Saints draft DB Jean-Batiste

Hopefully he’ll take me in with open arms and he can teach me what he knows.

Saints coach Sean Payton and his staff set out to draft a defensive back with the size to contend with some of the bigger receivers in the NFC South, and the ball skills to make quarterbacks think twice about throwing in his direction.
Payton sounded confident he had gotten what he wanted after New Orleans took 6-foot-3 Nebraska cornerback Stanley Jean-Baptiste in the second round of the NFL draft on Friday night.
“When we start looking at our division and start looking at the receivers we line up against, that size and length, I think, really is necessary,” Payton said, adding that he liked the fact Jean-Baptiste initially played receiver in college. “His ball skills are something we also put a value on.”
Selected 58th overall, Jean-Baptiste joins a defense that ranked fourth in the NFL last season, and he’ll be able to learn from 12-time Pro Bowl cornerback Champ Bailey, whom the Saints acquired in free-agency this offseason.
“Hopefully he’ll take me in with open arms and he can teach me what he knows,” Jean-Baptiste said of Bailey.
The 218-pound Jean-Baptiste was among top performers in both the vertical jump and broad jump at the NFL scouting combine in Indianapolis. His vertical jump of 41.5 inches ranked first among cornerbacks, while his broad jump of 10 feet, 8 inches tied for third.
His time of 4.61 seconds in the 40-yard dash was not among the best at his position, but Payton said the Saints were confident his combination of speed and size would be a good fit for defensive coordinator Rob Ryan’s unit.
When you, a lot of times, take and compare speed, agility, quickness, there’s a give and take,” Payton said. “So as the height goes up, you’re not going to always find that you have ... the same 40 time, but you want to make sure he’s fast enough, and we think he is.”
Many of the top receivers in the NFC South are at least 6 feet tall, including Atlanta’s Julio Jones (6-3) and Roddy White (6-0). Carolina, meanwhile, drafted 6-5 Florida State receiver Kelvin Benjamin in the first round on Thursday night, while Tampa Bay took 6-5 Texas A&M receiver Mike Williams to play alongside 6-5 veteran wideout Vincent Jackson.
“With the receivers we see and with the amount of bump-and-run coverage we want to play, I think the longer corner helps in that regard,” Payton added. “The ball skills are something that are important because I know, offensively, if we feel like we’re playing someone who doesn’t have those ball skills, there’s not a negative to throw in that direction; it’s complete, it’s incomplete or it’s pass interference.

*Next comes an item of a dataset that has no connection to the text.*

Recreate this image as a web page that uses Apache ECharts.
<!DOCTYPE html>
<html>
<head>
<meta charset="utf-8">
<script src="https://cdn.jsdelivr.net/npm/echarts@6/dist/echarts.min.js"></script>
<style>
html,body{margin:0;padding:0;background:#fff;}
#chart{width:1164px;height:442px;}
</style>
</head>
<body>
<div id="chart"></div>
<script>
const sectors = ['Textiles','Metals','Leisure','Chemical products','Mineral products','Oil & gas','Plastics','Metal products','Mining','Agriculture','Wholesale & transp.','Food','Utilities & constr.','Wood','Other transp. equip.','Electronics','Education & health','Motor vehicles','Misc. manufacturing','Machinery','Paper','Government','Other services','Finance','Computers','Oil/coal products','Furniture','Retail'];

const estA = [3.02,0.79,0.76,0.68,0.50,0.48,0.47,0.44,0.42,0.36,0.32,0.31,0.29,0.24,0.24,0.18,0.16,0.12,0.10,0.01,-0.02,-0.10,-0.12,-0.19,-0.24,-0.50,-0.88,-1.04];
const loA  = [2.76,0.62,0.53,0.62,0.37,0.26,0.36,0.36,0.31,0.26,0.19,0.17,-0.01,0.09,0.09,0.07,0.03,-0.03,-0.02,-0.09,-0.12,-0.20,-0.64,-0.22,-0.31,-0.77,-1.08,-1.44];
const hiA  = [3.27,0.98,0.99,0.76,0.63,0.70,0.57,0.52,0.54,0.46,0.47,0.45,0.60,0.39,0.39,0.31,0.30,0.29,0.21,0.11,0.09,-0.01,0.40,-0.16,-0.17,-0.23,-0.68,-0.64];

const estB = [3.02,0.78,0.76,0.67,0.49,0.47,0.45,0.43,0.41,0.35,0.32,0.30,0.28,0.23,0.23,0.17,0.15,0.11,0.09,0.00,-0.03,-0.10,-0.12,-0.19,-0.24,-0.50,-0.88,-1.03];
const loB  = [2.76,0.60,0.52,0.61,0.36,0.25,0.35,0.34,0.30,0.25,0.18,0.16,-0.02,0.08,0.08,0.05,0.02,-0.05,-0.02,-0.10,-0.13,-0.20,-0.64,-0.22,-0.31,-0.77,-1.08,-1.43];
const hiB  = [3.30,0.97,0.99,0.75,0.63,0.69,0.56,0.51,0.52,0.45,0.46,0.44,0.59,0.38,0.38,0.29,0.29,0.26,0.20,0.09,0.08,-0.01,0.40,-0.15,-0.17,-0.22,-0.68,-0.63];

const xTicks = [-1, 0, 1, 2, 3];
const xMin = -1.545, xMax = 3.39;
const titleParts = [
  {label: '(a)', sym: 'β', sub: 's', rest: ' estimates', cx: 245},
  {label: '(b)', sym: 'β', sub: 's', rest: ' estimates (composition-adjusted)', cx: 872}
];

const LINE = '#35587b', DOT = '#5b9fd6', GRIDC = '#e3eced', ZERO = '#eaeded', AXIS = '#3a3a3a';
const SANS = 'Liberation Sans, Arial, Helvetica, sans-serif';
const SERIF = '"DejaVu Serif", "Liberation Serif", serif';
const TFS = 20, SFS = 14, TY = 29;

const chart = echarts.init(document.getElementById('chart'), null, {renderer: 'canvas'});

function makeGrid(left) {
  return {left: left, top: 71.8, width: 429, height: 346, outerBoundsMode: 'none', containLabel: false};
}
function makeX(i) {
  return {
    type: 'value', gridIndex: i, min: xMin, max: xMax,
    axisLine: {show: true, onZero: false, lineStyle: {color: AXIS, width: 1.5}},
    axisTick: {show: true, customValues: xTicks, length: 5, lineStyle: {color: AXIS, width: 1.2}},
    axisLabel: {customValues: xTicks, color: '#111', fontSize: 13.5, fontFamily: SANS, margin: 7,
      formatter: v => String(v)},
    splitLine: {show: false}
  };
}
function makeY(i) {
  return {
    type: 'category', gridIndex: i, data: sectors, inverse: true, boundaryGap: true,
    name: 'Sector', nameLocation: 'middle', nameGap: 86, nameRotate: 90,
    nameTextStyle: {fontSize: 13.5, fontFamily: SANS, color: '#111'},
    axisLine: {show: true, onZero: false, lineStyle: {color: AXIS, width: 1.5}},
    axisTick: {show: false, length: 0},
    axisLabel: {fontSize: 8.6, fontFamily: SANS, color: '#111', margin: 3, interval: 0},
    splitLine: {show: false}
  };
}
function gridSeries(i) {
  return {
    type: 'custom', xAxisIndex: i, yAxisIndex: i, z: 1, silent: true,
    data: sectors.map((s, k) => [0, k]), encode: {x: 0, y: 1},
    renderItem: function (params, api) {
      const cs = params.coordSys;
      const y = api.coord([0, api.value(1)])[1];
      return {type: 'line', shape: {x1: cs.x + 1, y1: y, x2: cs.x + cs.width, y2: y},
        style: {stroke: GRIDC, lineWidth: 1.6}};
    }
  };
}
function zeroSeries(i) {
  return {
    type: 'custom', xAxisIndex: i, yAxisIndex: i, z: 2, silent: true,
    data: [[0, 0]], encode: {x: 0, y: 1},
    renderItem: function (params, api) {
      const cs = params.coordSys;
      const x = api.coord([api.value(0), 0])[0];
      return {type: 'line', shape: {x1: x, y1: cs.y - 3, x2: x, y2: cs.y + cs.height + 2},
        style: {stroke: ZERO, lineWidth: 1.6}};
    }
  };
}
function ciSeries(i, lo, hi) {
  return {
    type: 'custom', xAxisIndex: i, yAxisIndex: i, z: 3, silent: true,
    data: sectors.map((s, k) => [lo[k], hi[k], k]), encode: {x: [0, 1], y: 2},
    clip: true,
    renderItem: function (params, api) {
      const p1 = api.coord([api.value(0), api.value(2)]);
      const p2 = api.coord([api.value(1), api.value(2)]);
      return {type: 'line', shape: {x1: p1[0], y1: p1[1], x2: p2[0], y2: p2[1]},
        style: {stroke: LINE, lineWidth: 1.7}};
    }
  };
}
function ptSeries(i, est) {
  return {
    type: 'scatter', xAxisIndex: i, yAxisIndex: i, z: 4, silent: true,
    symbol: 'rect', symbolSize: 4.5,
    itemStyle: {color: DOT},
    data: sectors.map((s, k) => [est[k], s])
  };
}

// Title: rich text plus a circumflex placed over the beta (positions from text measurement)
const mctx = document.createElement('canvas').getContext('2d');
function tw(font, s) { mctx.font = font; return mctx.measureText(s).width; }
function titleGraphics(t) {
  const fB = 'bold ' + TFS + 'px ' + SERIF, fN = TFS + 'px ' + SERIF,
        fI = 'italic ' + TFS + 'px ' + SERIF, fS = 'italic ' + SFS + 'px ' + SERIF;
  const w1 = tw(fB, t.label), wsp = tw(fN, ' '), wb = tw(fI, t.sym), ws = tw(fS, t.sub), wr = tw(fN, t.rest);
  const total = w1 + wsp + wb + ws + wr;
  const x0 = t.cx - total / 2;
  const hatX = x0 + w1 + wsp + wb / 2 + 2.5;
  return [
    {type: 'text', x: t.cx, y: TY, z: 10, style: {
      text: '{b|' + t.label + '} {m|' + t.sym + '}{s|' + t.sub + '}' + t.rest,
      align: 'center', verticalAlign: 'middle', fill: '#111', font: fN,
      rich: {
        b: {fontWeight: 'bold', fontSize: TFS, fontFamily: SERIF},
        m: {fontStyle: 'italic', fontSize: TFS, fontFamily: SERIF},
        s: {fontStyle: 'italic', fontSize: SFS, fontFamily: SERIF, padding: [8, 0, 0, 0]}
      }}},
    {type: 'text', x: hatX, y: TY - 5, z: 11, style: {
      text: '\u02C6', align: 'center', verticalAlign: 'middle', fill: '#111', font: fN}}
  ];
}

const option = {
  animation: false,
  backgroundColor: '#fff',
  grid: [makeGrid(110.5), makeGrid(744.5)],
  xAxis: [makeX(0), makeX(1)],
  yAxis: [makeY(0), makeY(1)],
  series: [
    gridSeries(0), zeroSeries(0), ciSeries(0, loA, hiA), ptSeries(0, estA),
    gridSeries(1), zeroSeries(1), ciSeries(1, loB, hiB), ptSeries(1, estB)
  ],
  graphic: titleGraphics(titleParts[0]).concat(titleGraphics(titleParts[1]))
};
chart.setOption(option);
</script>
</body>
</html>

And so it’s when there’s a corner that can turn around and catch a football that really makes you target and locate your passes and makes you very, just leery of just indiscriminately throwing it out there.”
Jean-Baptiste was named second-team All-Big Ten as a senior last season, when he tied for a team-high four interceptions, one of which he returned 43 yards for a touchdown. He also was credited with 12 pass breakups and 41 total tackles, including four tackles for losses.

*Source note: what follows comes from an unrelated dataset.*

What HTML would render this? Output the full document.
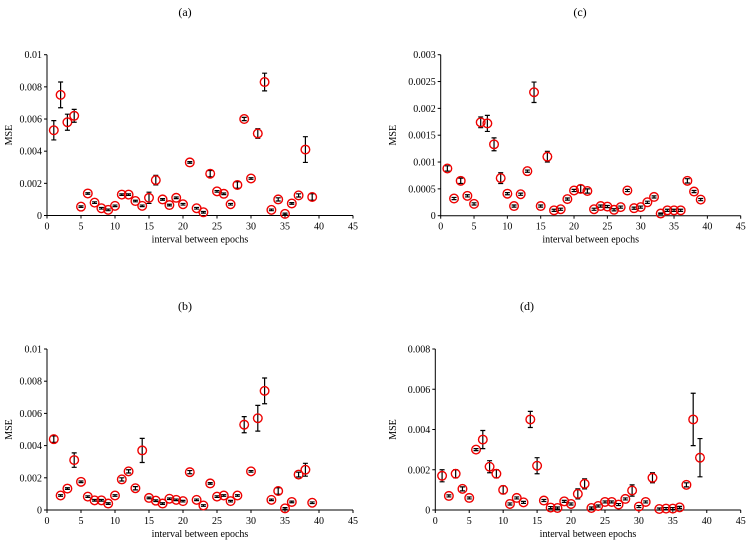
<!DOCTYPE html>
<html><head><meta charset="utf-8"><style>
body{margin:0;background:#fff;}
svg{display:block;font-family:"Liberation Serif",serif;}
</style></head><body>
<svg id="fig" width="748" height="548" viewBox="0 0 748 548" xmlns="http://www.w3.org/2000/svg"></svg>
<script>
const xs=[...Array(39)].map((_,i)=>i+1);
const aVals=[.0053,.0075,.0058,.0062,.00055,.00137,.0008,.00045,.00035,.0006,.0013,.0013,.0009,.0006,.0011,.0022,.001,.00065,.0011,.0007,.0033,.00045,.0002,.0026,.0015,.00135,.0007,.0019,.006,.0023,.0051,.0083,.00035,.001,.0001,.00075,.00125,.0041,.00115];
const aErr=[.0006,.0008,.0005,.0004,.00005,.00005,.00005,.00005,.00005,.00005,.00005,.00005,.00005,.00005,.00035,.0003,.00005,.00005,.00005,.00005,.00005,.00005,.00005,.0002,.00005,.00005,.00005,.0002,.0001,.00005,.0003,.00055,.00005,.0001,.00005,.00005,.0001,.0008,.0002];
const cVals=[.00088,.00032,.00065,.00037,.00022,.00174,.00172,.00133,.0007,.00041,.00018,.0004,.00083,.0023,.00018,.0011,.0001,.00012,.00031,.00047,.0005,.00046,.00012,.00018,.00017,.00011,.00016,.00047,.00014,.00016,.00025,.00035,.00004,.0001,.0001,.0001,.00065,.00045,.0003];
const cErr=[.00005,.00002,.00005,.00002,.00002,.0001,.00015,.00012,.0001,.00002,.00002,.00002,.00002,.00019,.00002,.0001,.00002,.00002,.00002,.00002,.00007,.00004,.00002,.00002,.00002,.00002,.00002,.00002,.00002,.00002,.00002,.00002,.00001,.00002,.00002,.00002,.00004,.00002,.00002];
const bVals=[.0044,.0009,.00133,.0031,.00175,.00083,.0006,.0006,.0004,.0009,.0019,.0024,.00135,.0037,.00075,.00058,.0004,.0007,.00063,.00055,.00235,.00063,.00028,.00165,.00083,.0009,.00055,.0009,.0053,.0024,.0057,.0074,.00063,.00118,.0001,.0005,.0022,.0025,.00045];
const bErr=[.0002,.00005,.00005,.00045,.00005,.00005,.00005,.00005,.00005,.00005,.0001,.0001,.0001,.00075,.00005,.00005,.00005,.00005,.00005,.00005,.0001,.00005,.00005,.00005,.00005,.00005,.00005,.00005,.0005,.00005,.0008,.0008,.00005,.0002,.00005,.00005,.00015,.0004,.00005];
const dVals=[.0017,.0007,.0018,.00105,.0006,.003,.0035,.00215,.0018,.001,.0003,.0006,.00038,.0045,.0022,.00047,.00012,.0001,.00043,.0003,.0008,.0013,.0001,.0002,.0004,.0004,.00027,.00055,.00097,.00017,.0004,.0016,.00005,.00007,.00007,.00013,.00125,.0045,.0026];
const dErr=[.0003,.00005,.0002,.0001,.00005,.00005,.00045,.0003,.0002,.0002,.00005,.00005,.00005,.0004,.0004,.00005,.00005,.00005,.00005,.00005,.00025,.00025,.00005,.00005,.00005,.00005,.00005,.00005,.00028,.00005,.00005,.00025,.00005,.00005,.00005,.00005,.0001,.0013,.00095];
const xTicks=[0,5,10,15,20,25,30,35,40,45];
const aTicks=["0","0.002","0.004","0.006","0.008","0.01"];
const cTicks=["0","0.0005","0.001","0.0015","0.002","0.0025","0.003"];
const dTicks=["0","0.002","0.004","0.006","0.008"];
const NS="http://www.w3.org/2000/svg";
const svg=document.getElementById('fig');
function mk(tag,attrs,parent,text){const e=document.createElementNS(NS,tag);for(const k in attrs)e.setAttribute(k,attrs[k]);if(text!==undefined)e.textContent=text;(parent||svg).appendChild(e);return e;}
function panel(id,title,tx,ty,x0,x1,y0,y1,ymax,ticks,vals,errs,mseX){
  const g=mk('g',{});
  
  
  const sx=v=>x0+(x1-x0)*v/45, sy=v=>y0-(y0-y1)*v/ymax;
  const t=mk('text',{x:tx,y:ty,'font-size':12,'text-anchor':'middle'},g,title);
  
  
  const ax=mk('path',{d:`M${x0},${y1}V${y0}H${x1}`,stroke:'#000','stroke-width':1,fill:'none'},g);
  
  
  xTicks.forEach(v=>{const X=sx(v);mk('line',{x1:X,x2:X,y1:y0,y2:y0+3,stroke:'#000'},g);
    const l=mk('text',{x:X,y:y0+14,'font-size':10,'text-anchor':'middle'},g,String(v));
    
    });
  ticks.forEach((s,i)=>{const v=ymax*i/(ticks.length-1),Y=sy(v);mk('line',{x1:x0-3,x2:x0,y1:Y,y2:Y,stroke:'#000'},g);
    const l=mk('text',{x:x0-5,y:Y+3.5,'font-size':10,'text-anchor':'end'},g,s);
    
    });
  const xt=mk('text',{x:(x0+x1)/2,y:y0+27,'font-size':10,'text-anchor':'middle'},g,'interval between epochs');
  
  
  const ym=(y0+y1)/2;
  const yt=mk('text',{x:mseX,y:ym,'font-size':10,'text-anchor':'middle',transform:`rotate(-90 ${mseX} ${ym})`},g,'MSE');
  
  
  xs.forEach((x,i)=>{const X=sx(x),Y=sy(vals[i]),e=errs[i];
    const eg=mk('path',{d:`M${X},${sy(vals[i]+e)}V${sy(Math.max(0,vals[i]-e))}M${X-2.5},${sy(vals[i]+e)}h5M${X-2.5},${sy(Math.max(0,vals[i]-e))}h5`,stroke:'#000','stroke-width':1.2,fill:'none'},g);
    
    
    const c=mk('circle',{cx:X,cy:Y,r:4.3,fill:'none',stroke:'#e00','stroke-width':1.4},g);
    
    });
}
panel('a','(a)',185,16,47,353,215.5,54.7,0.01,aTicks,aVals,aErr,12);
panel('c','(c)',580,16,440.7,740.7,215.7,54.7,0.003,cTicks,cVals,cErr,396);
panel('b','(b)',185,310,47,353,510,349,0.01,aTicks,bVals,bErr,12);
panel('d','(d)',527,310,435.3,740.7,510,349,0.008,dTicks,dVals,dErr,396);
</script>
</body></html>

The 24-year-old Jean-Baptiste spent five years in college, starting at junior college in 2009 for academic reasons. However, he took a redshirt in his only year at Fort Scott (Kansas) Community College, where he was discovered by a Nebraska coach who had visited the school to see someone else.

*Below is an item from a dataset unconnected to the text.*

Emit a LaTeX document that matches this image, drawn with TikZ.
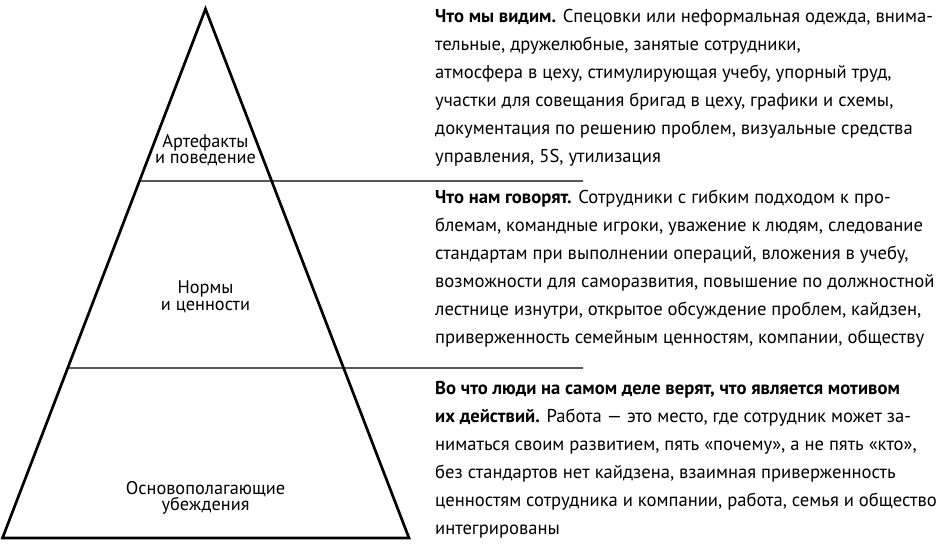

He transferred to Nebraska in 2010, where he was a receiver until a few games into the 2011 season, when he switched to defensive back.
“Being a fifth-year senior helped me mature more, helped me understand the game more, especially in my position, playing DB for two-and-a-half-years,” Jean Baptiste said.
New Orleans entered Friday without a pick in the third round, having traded it to Arizona during Thursday night’s first round that allowed the Saints to take Oregon State receiver Brandin Cooks 20th overall.